## begin
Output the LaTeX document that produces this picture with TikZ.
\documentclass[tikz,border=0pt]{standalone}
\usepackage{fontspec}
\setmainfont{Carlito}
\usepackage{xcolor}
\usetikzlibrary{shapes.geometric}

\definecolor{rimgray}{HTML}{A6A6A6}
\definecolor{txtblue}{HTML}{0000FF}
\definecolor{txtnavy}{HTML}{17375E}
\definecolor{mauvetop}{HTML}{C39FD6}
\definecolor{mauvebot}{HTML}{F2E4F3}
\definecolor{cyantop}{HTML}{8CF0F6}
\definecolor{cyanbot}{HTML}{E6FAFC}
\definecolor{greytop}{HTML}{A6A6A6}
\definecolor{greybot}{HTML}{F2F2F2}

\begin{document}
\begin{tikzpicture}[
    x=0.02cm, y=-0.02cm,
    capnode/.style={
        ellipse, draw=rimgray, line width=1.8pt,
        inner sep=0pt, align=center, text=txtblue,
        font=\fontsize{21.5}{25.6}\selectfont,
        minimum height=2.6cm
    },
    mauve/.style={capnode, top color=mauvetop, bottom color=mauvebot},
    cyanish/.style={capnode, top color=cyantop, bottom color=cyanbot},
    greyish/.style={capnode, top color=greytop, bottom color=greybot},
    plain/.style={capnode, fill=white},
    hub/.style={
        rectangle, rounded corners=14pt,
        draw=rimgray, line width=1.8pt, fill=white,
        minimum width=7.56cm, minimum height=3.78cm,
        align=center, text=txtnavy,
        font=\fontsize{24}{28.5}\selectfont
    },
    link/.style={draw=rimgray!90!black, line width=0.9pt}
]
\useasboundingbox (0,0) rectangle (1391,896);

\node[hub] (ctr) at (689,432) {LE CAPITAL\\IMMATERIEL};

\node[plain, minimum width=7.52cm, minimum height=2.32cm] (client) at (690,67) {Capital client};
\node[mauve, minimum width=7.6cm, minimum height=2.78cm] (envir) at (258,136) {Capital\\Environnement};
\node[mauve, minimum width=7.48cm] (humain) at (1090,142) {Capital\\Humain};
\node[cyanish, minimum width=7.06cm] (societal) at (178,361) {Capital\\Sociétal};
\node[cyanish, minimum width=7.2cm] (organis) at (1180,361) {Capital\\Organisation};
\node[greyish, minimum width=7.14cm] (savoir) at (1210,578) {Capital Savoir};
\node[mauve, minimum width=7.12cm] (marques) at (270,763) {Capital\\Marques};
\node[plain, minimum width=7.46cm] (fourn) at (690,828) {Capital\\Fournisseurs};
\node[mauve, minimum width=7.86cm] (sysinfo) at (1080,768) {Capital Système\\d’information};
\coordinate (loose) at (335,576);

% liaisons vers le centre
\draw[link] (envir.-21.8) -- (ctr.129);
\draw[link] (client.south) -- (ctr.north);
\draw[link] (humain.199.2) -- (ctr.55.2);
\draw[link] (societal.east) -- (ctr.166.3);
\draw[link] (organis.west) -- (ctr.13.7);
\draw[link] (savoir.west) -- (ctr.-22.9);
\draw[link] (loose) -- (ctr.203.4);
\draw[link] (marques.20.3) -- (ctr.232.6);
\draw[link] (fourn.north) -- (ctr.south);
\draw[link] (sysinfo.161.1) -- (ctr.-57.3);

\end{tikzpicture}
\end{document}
## end
## begin
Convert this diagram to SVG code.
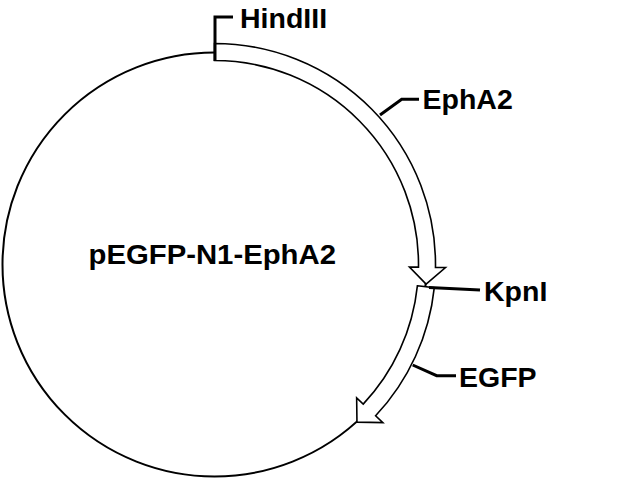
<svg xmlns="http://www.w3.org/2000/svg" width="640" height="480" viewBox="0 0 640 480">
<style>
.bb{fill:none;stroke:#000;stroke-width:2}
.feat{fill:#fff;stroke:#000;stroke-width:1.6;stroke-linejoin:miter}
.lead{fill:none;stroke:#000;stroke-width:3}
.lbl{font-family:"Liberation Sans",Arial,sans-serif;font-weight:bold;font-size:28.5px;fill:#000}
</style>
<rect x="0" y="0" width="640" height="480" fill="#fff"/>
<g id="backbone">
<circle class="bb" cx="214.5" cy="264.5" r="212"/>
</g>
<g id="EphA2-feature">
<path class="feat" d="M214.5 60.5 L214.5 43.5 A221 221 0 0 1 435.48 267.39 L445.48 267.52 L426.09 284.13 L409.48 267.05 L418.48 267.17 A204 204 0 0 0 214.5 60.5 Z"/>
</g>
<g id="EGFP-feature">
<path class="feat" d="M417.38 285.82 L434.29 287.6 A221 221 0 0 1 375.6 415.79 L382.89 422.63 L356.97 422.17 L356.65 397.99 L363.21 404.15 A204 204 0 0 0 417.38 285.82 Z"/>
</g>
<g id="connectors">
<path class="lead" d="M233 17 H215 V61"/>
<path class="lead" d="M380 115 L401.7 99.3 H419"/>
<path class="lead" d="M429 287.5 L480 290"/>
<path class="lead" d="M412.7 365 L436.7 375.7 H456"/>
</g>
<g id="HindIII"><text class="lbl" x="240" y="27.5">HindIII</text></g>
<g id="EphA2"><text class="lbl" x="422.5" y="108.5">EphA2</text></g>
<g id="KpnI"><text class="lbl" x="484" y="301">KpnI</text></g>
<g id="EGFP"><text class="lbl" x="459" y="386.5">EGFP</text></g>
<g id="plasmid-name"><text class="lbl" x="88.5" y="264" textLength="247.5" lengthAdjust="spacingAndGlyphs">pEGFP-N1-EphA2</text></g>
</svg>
## end
## begin
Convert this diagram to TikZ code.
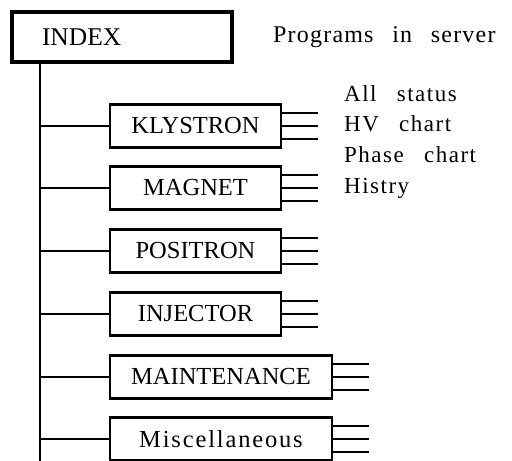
## end
Aim — Return every line containing "this".

The output —
Output the LaTeX document that produces this picture with TikZ.
Convert this diagram to SVG code.
Convert this diagram to TikZ code.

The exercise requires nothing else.